Face validity – is the overall looking of an instrument with regard to its appropriateness to measure
specific attribute. Although it is not considered as primary evidence, it is helpful for a measure to have
face validity if other type of validity has been demonstrated. For example; most people would expect a
self-esteem questionnaire to include items about whether they see themselves as a person of worth
and whether they think they have good qualities. So a questionnaire that included these kinds of items
would have good face validity.
Content validity – is the extent to which a measuring instrument provides adequate coverage of the
specific content. In other words, it is concerned with the degree to which an instrument has
appropriate and representative samples of items for the construct being measured.
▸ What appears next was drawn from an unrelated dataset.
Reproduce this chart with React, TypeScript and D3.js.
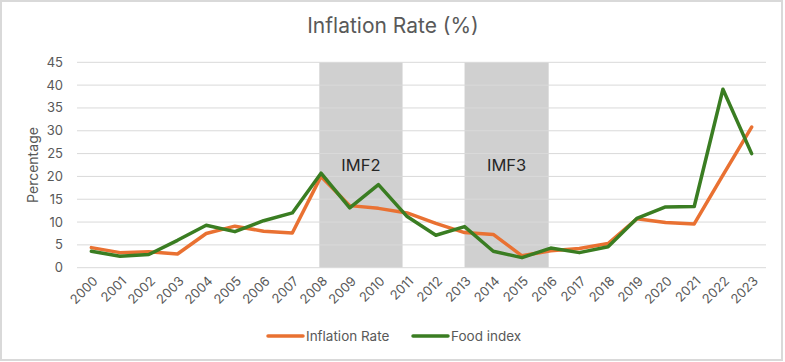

The content
validity of an instrument is primarily based on judgment, and there are no completely objective
methods to ensure adequate content coverage of an instrument. However, in recent years it has
become common to use a panel of experts to evaluate the new instruments for its adequacy and
appropriateness. The panel typically consist at least three members excluding language expert. The
content validity of an instrument is relevant for both; cognitive measures and affective measures
(feeling, emotions, and other psychological traits).
Construct validity – is the most complex and abstract. A measure is said to possess construct validity to
the degree that it confirms to predicted correlations with other theoretical propositions.